7. Impact, Limitations, and Future Directions

Across domains, FaLS achieves notable accuracy, efficiency, and generalization improvements relative to single-frequency or frequency-agnostic baselines. The empirical improvements include substantial reductions in error metrics (e.g., MSE/MAE, SERLE, SI-SDR, PSNR/SSIM), FLOPs, memory, and communication overhead, with robust behavior observed under noise, nonstationarity, and resource constraints (Wu et al., 1 Aug 2025, Liu et al., 28 Mar 2025, Seo et al., 2024, Tariq et al., 27 Sep 2025, Huang et al., 2024, Ma et al., 8 Nov 2025).
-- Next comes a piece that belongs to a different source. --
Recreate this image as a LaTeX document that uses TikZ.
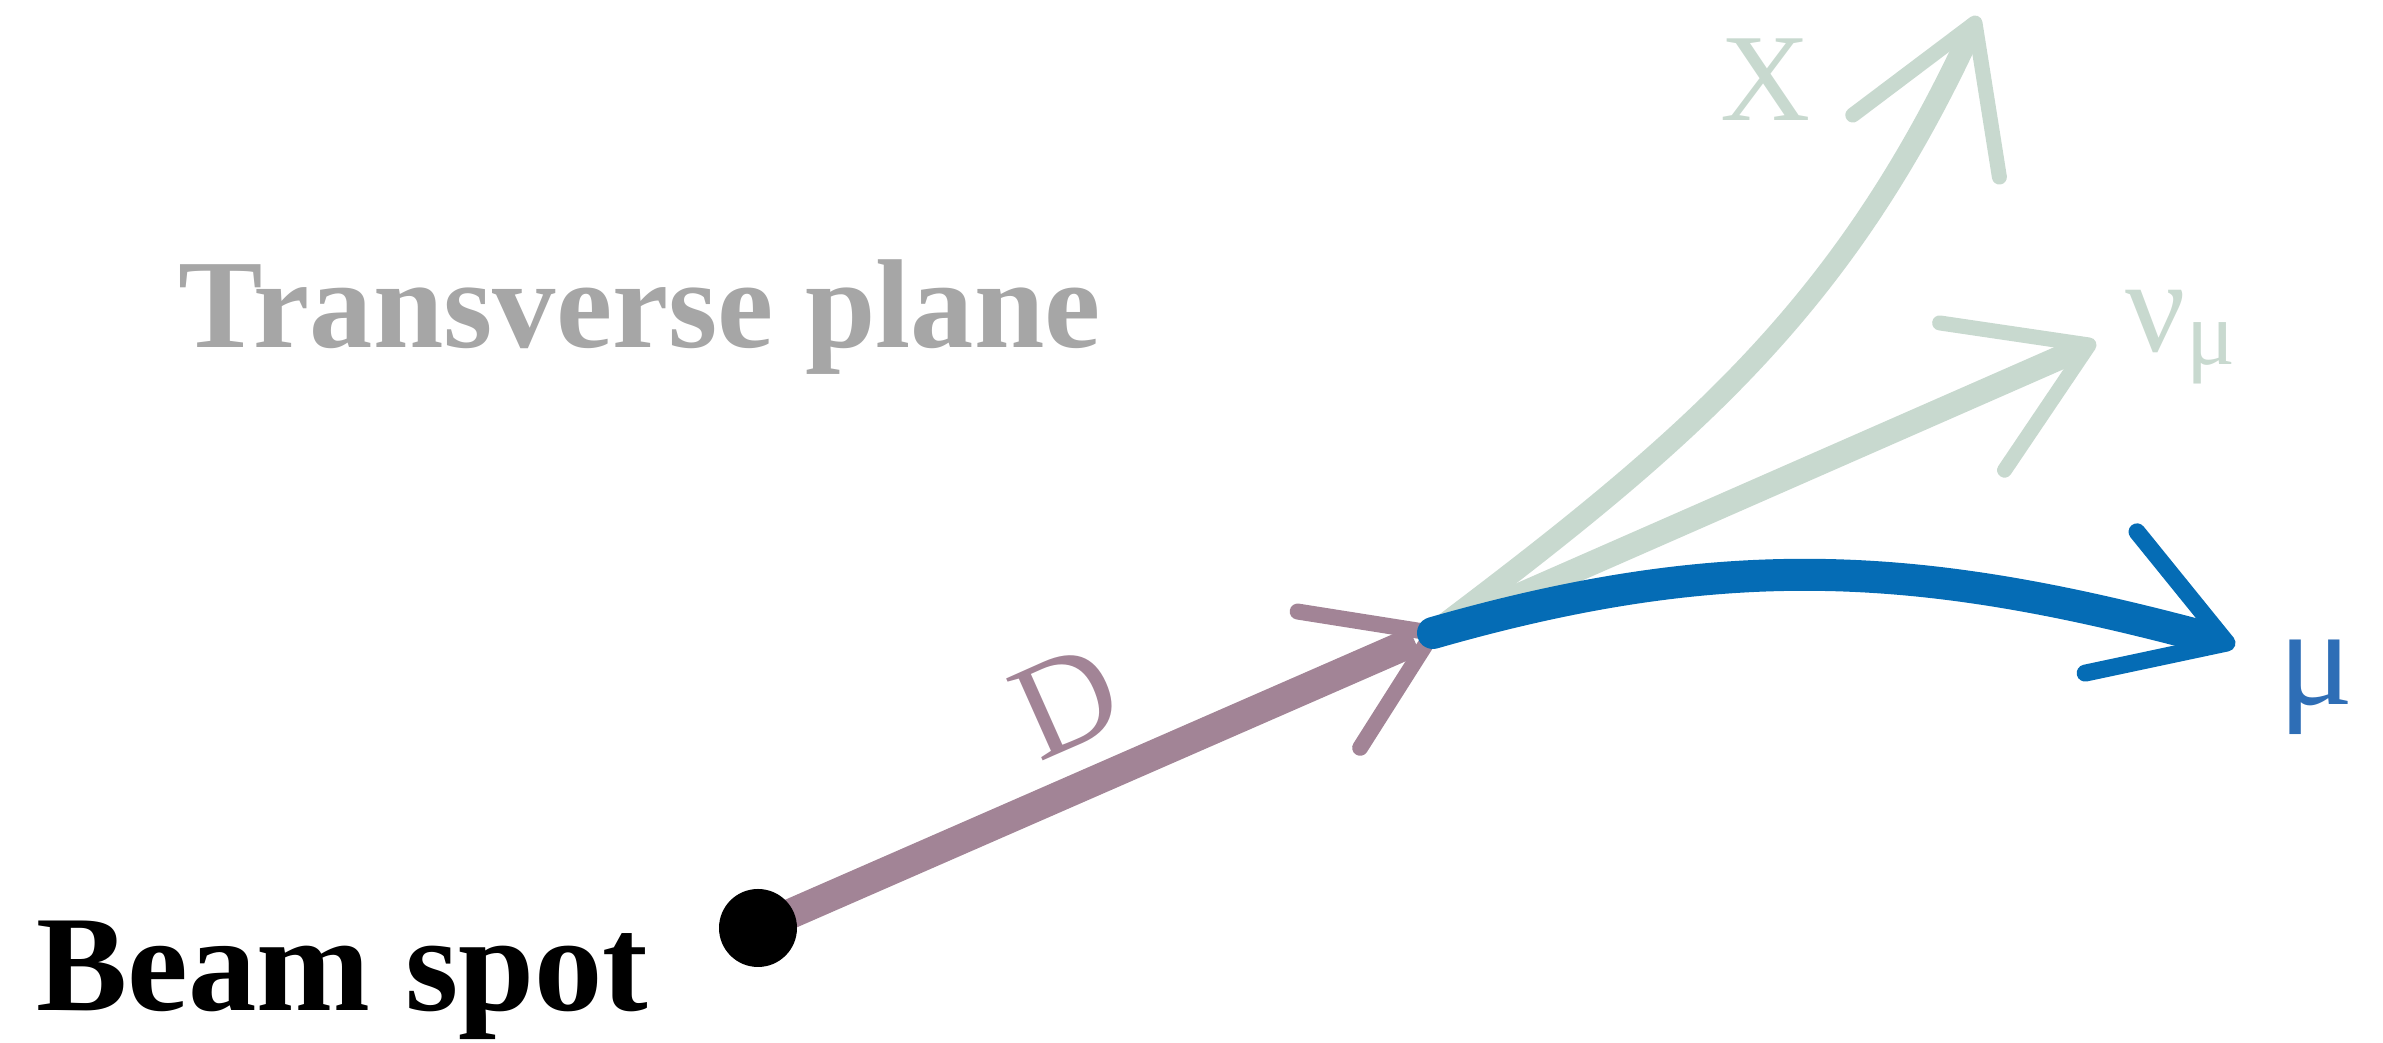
\documentclass[tikz,border=0pt]{standalone}
\usepackage{fontspec}
\setmainfont{Liberation Serif}
\usetikzlibrary{positioning,calc}
\definecolor{dcolor}{RGB}{162,132,150}
\definecolor{nucolor}{RGB}{200,217,207}
\definecolor{mucolor}{RGB}{5,108,181}
\definecolor{mutext}{RGB}{46,110,182}
\definecolor{planegray}{RGB}{166,166,166}

\begin{document}
\begin{tikzpicture}[
  track/.style={draw=#1, line cap=round},
  barb/.style={draw=#1, line cap=round, line join=round},
  lbl/.style={inner sep=0pt, text=#1}]
  \useasboundingbox (0,0) rectangle (23.83,10.43);

  \coordinate (spot)  at (7.58,1.15);
  \coordinate (apex)  at (14.33,4.10);
  \coordinate (xtip)  at (19.75,10.20);
  \coordinate (nutip) at (20.89,6.98);
  \coordinate (mutip) at (22.27,4.00);

  % invisible daughters
  \draw[track=nucolor, line width=0.22cm, shorten >=0.15cm] (apex) to[out=37,in=245] (xtip);
  \draw[barb=nucolor, line width=0.15cm] ([shift={(217:1.53)}]xtip) -- (xtip) -- ([shift={(279:1.56)}]xtip);
  \draw[track=nucolor, line width=0.24cm, shorten >=0.2cm] (apex) -- (nutip);
  \draw[barb=nucolor, line width=0.15cm] ([shift={(171.6:1.51)}]nutip) -- (nutip) -- ([shift={(236:1.51)}]nutip);

  % flight of the D
  \draw[dcolor, line width=0.30cm, shorten >=0.2cm] (spot) -- (apex);
  \draw[barb=dcolor, line width=0.16cm] ([shift={(171:1.37)}]apex) -- (apex) -- ([shift={(237.6:1.36)}]apex);
  \node[circle, fill=black, minimum size=0.78cm, inner sep=0pt] (beam) at (spot) {};

  % muon
  \draw[track=mucolor, line width=0.32cm, shorten >=0.2cm] (apex) to[out=16,in=165] (mutip);
  \draw[barb=mucolor, line width=0.17cm] ([shift={(129:1.43)}]mutip) -- (mutip) -- ([shift={(192:1.45)}]mutip);

  % labels
  \node[lbl=black, font=\fontsize{38.9}{41}\selectfont\bfseries, anchor=base west] (spotlabel) at (0.36,0.32) {Beam spot};
  \node[lbl=planegray, font=\fontsize{36}{39}\selectfont\bfseries, anchor=base west] (plane) at (1.78,6.95) {Transverse plane};
  \node[lbl=dcolor, font=\fontsize{39}{42}\selectfont, rotate=24] (dlabel) at (10.67,3.41) {D};
  \node[lbl=nucolor, font=\fontsize{35.5}{38}\selectfont] (xlabel) at (17.66,9.63) {X};
  \node[lbl=nucolor, font=\fontsize{38}{40}\selectfont, anchor=base west] (nulabel) at (21.25,6.91)
       {ν\raisebox{-0.13cm}{\fontsize{26}{28}\selectfont μ}};
  \node[lbl=mutext, font=\fontsize{40}{42}\selectfont, anchor=base west] (mulabel) at (22.78,3.38) {μ};
\end{tikzpicture}
\end{document}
Documented limitations and ongoing challenges include the need for domain-specific choice of decomposing transform (e.g., fixed vs. learned wavelets), parameter sensitivity (e.g., threshold tuning, group sizes), and regime-specific instability (e.g., excessive learning rate in physical FaLS, oversmoothing in ODE-based modules). Extensions under consideration include multi-level and higher-order decompositions, adaptive spectral loss penalties, and application to additional physical and information-processing modalities.

FaLS thus constitutes a cross-disciplinary paradigm that leverages the spectral structure of data, informed by machine learning, signal processing, physical system theory, and distributed optimization. Its continued development and principled application remain active areas of investigation on arXiv and in the broader research community.